«Muitos tentam acordar do pesadelo que foram os resultados das eleições americanas com a ilusão que vivem numa ilha imune ou que Trump Presidente não será o Trump nacionalista xenófobo da campanha eleitoral. Nada de mais ilusório, como se viu com a escolha de conservadores radicais para o seu governo que evidenciam o risco de sérios retrocessos nos direitos individuais e das minorias e no ambiente. (…)
Nenhum país parece estar imune ao contágio do nacionalismo identitário e ao revivalismo do conservadorismo religioso que o acompanha. Nenhum escapa a mais de uma década de desinformação sobre os muçulmanos, com a identificação abusiva do Islão com a violência, que facilita o sucesso do discurso xenófobo de Trump e dos populistas europeus. Portugal não escapou a esta retórica, como demonstra o recente estudo do Instituto de Ciências Sociais, segundo o qual os portugueses têm uma “maior resistência a abrir as fronteiras a muçulmanos”. (…)
Houve uma notável exceção europeia à ilusão da normalização de Trump. Angela Merkel anunciou os princípios e valores pelos quais julgaria a ação do Presidente eleito dos EUA, ao mesmo tempo que o seu partido afirmava a sua determinação em acelerar o desenvolvimento da política de defesa europeia, incluindo no domínio da dissuasão nuclear, como resposta à diminuição das garantias americanas.

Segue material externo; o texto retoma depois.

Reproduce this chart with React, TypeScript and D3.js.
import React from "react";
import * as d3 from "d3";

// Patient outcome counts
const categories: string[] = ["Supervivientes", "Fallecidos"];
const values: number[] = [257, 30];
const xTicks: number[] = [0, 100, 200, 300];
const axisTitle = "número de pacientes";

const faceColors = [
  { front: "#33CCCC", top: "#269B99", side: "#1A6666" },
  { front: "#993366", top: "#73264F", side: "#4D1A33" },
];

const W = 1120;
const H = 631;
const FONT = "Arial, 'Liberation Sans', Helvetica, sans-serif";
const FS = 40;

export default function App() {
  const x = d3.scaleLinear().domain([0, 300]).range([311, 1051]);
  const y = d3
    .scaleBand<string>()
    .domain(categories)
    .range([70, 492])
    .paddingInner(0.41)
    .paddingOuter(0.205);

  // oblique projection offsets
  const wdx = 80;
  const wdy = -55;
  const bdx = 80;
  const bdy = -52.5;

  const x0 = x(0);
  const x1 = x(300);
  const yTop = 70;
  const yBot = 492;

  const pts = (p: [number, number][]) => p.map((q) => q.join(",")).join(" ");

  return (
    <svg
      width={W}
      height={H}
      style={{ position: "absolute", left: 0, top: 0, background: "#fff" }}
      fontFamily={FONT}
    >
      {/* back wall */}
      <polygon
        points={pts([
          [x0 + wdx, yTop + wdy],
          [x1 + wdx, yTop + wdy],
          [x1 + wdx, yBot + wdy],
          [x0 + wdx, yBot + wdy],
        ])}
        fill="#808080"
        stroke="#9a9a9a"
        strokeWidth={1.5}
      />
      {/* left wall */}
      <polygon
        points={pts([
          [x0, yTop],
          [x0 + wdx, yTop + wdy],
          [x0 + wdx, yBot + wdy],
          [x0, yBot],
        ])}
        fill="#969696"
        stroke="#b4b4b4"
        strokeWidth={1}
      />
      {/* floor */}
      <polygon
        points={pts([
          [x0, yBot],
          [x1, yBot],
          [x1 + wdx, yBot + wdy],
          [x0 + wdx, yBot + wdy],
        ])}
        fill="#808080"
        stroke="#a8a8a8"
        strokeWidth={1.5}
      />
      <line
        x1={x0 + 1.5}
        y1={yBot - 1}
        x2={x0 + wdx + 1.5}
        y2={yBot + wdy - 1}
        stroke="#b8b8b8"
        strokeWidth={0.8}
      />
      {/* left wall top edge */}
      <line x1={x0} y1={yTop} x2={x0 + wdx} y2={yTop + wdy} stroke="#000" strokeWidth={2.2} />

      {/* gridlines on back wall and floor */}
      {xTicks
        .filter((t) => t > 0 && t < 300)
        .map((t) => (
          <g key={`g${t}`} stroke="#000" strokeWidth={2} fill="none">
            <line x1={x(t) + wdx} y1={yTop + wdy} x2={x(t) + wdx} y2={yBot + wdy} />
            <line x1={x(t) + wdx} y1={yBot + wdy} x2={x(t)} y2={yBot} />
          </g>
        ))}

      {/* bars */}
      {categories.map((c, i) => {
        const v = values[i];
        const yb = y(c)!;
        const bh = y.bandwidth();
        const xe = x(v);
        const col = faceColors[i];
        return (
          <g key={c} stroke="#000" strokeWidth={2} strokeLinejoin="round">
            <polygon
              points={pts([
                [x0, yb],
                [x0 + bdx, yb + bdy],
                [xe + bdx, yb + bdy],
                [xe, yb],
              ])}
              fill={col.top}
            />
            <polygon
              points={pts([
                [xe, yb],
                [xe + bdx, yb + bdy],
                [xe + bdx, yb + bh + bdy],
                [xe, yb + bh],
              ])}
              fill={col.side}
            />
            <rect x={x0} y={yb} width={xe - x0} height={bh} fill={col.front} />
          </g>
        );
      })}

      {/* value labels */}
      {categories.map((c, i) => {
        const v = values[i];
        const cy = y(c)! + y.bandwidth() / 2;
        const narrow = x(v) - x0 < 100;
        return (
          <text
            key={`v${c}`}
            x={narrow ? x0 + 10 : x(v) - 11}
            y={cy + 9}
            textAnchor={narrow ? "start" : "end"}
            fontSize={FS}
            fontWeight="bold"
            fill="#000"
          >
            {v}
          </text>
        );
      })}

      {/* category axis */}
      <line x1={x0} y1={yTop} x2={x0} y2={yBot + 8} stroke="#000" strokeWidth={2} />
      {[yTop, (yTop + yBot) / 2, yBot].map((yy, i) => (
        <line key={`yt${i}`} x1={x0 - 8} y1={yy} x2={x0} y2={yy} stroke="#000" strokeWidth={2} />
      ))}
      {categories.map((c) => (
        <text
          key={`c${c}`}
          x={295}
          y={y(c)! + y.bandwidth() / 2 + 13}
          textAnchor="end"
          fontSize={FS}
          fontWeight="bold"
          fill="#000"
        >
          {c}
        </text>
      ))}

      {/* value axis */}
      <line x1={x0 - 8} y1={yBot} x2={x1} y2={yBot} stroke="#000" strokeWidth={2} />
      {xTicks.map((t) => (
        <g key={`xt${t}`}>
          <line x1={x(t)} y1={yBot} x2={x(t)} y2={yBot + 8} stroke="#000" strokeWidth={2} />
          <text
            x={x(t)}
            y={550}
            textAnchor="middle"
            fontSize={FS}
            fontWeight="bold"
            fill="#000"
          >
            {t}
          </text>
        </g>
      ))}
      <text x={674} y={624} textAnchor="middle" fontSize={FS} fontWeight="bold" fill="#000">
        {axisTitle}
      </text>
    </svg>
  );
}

Barack Obama foi à Alemanha depositar as suas esperanças em Angela Merkel e na sua capacidade para liderar a União Europeia e ser um fator de estabilidade da ordem internacional. Esta, porém, é uma tarefa difícil: não será fácil combinar as suas posições de princípio em matéria de valores com a imposição de austeridade que nega a justiça social, obstáculo à melhoria das suas relações com os países do Sul da Europa, onde poderia encontrar os melhores aliados.

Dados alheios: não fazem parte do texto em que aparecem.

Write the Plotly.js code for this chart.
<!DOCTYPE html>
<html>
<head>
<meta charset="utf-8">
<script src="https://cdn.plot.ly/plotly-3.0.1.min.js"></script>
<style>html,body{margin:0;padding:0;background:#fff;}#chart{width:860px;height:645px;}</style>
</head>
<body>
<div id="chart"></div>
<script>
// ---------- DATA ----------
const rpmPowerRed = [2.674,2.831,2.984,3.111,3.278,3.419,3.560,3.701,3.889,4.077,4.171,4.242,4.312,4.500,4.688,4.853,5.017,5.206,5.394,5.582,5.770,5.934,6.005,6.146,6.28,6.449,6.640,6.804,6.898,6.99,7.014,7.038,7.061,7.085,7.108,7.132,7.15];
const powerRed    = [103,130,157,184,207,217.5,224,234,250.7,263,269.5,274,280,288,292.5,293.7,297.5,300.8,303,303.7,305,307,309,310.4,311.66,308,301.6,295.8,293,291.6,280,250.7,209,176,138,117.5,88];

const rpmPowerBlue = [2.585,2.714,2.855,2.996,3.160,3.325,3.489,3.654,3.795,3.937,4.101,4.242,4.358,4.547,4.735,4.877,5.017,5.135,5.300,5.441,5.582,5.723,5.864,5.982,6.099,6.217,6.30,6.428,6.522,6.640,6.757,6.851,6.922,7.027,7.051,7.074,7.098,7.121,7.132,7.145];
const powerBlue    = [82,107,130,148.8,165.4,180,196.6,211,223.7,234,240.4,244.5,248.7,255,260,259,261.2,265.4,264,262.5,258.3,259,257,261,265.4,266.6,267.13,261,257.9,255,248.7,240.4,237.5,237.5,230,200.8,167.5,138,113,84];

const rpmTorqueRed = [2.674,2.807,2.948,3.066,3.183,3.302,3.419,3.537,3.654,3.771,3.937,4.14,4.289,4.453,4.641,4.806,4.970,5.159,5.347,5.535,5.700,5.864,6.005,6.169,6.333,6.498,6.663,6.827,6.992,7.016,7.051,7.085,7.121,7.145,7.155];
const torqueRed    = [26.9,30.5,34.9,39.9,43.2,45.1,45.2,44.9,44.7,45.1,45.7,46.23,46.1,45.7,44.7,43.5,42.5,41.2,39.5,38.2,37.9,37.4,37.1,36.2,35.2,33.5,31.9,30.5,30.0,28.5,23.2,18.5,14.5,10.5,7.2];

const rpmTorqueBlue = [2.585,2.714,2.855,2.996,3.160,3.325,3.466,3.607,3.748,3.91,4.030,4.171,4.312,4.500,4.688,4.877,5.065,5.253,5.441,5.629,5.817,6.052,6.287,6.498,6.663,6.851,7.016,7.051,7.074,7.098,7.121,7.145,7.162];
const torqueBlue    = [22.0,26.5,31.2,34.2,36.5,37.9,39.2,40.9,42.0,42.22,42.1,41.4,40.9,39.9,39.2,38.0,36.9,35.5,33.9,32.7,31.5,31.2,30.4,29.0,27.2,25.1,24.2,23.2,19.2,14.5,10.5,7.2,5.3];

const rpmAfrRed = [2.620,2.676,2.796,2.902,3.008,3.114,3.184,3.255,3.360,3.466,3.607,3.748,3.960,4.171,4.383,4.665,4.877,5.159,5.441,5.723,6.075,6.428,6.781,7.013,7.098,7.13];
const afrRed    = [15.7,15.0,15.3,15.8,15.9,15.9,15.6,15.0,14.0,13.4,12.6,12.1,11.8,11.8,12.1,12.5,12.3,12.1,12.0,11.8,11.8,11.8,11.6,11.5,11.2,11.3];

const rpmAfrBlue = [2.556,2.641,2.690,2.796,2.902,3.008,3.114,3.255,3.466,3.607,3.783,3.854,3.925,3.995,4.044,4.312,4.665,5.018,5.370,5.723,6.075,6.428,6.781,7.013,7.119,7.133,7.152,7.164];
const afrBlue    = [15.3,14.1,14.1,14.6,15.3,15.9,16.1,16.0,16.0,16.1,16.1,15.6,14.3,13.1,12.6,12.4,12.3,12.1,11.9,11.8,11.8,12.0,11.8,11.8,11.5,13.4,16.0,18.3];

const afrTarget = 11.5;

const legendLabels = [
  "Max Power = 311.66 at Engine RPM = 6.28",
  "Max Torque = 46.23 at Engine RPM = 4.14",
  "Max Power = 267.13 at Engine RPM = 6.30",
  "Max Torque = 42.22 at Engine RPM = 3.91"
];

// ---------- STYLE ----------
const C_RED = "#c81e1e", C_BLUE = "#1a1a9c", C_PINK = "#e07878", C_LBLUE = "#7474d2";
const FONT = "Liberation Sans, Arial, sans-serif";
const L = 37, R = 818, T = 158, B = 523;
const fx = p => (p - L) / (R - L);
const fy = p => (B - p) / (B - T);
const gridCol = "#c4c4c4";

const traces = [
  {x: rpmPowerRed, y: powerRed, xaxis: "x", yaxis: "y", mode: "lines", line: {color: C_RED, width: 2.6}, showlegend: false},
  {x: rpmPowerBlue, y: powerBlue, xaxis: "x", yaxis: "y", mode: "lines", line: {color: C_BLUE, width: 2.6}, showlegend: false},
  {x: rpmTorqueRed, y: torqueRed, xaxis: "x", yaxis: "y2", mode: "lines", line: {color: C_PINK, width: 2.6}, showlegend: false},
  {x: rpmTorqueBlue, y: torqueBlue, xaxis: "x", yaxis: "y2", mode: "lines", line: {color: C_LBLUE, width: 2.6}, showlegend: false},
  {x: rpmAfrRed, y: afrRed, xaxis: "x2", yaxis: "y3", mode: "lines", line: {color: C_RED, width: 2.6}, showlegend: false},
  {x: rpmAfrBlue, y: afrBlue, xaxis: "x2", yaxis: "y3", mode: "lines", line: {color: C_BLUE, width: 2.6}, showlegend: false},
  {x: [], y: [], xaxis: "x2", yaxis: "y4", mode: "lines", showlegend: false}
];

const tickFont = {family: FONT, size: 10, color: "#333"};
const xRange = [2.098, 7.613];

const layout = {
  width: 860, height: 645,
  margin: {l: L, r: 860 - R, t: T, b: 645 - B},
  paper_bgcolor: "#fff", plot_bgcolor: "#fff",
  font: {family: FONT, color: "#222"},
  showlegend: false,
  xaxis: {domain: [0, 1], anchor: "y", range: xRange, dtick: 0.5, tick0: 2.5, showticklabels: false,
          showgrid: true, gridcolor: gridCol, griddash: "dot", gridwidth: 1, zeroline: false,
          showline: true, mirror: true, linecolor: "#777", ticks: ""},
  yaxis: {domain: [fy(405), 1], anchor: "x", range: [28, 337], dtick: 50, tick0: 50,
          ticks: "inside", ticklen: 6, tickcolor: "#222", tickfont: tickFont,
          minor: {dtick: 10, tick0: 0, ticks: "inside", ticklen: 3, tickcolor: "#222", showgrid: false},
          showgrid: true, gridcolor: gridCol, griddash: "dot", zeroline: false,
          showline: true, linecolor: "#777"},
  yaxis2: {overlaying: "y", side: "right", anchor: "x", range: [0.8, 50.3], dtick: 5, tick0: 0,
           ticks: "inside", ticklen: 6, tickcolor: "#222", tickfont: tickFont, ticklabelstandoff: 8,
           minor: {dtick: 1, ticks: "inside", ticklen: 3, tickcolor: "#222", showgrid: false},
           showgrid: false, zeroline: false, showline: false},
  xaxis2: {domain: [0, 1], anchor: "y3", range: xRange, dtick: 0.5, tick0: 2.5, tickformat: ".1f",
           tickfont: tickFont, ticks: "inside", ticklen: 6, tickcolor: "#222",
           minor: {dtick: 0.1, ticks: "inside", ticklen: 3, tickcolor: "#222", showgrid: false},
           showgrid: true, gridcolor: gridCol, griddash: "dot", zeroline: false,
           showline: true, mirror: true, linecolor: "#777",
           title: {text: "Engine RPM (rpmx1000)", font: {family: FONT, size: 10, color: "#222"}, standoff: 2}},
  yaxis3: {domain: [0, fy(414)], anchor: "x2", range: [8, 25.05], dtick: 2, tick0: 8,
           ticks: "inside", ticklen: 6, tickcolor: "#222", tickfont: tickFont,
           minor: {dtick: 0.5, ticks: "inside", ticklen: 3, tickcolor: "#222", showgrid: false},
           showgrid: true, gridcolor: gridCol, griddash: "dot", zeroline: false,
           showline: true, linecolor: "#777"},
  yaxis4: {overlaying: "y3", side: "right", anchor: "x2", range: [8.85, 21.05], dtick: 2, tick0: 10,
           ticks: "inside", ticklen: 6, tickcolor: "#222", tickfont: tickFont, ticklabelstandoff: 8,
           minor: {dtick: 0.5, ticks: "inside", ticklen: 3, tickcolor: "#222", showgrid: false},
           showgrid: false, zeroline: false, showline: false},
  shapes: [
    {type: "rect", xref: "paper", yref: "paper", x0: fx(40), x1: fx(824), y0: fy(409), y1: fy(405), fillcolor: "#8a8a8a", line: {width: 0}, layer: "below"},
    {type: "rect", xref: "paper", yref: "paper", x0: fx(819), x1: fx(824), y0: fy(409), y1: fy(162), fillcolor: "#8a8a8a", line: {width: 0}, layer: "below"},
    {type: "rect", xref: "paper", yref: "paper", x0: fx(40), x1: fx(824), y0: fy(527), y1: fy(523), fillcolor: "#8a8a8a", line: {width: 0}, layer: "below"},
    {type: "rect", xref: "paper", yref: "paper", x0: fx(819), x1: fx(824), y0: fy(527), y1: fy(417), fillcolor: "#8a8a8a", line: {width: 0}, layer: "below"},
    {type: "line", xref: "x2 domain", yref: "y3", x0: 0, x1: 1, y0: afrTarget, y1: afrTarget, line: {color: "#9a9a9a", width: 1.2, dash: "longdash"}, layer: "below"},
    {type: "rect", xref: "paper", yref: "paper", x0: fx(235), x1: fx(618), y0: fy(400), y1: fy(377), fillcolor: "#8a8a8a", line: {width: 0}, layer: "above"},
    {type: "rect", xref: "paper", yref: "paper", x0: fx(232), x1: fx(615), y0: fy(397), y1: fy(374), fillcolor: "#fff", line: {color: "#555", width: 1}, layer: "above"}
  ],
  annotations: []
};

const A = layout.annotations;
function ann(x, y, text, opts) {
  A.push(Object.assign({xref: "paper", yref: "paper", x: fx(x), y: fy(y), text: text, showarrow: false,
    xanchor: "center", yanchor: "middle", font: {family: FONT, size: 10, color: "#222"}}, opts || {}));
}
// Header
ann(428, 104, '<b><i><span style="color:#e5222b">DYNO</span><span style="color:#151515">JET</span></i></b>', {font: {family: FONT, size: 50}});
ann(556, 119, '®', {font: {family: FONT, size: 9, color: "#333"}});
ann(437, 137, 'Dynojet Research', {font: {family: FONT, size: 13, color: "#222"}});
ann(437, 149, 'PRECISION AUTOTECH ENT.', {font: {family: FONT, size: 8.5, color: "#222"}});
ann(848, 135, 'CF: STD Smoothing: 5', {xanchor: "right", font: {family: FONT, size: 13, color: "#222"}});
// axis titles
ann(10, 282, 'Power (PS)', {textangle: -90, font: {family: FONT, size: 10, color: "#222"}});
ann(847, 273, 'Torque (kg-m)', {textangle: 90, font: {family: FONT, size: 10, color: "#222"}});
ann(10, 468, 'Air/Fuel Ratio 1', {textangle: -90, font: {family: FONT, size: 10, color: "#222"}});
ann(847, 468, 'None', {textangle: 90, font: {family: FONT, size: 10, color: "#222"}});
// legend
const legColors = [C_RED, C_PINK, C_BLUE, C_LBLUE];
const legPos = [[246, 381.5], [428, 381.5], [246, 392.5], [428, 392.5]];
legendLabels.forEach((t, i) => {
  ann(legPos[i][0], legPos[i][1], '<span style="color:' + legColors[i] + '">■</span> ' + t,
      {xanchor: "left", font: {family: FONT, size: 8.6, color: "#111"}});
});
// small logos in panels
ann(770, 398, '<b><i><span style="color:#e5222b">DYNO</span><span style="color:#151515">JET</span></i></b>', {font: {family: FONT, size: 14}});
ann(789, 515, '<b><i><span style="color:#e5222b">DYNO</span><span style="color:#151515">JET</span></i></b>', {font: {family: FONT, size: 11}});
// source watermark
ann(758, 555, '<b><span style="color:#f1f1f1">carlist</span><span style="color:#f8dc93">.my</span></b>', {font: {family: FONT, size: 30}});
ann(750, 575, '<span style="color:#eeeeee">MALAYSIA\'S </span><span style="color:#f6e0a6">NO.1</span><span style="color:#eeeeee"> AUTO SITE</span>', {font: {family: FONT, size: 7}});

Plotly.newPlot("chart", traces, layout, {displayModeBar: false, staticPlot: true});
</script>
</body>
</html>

A solução governativa encontrada em Portugal impediu que o PS tivesse o destino dos socialistas franceses, o que não deu, por enquanto, espaço ao aparecimento de uma alternativa populista e conservadora capaz de mobilizar os descontentes das políticas da austeridade e da globalização.
Para prevenir as consequências da mudança política nos EUA, o melhor é assumir que Trump será Trump e fazer novamente do combate pela democracia, pelos direitos individuais, políticos e sociais, a grande causa em que temos todos que nos empenhar.»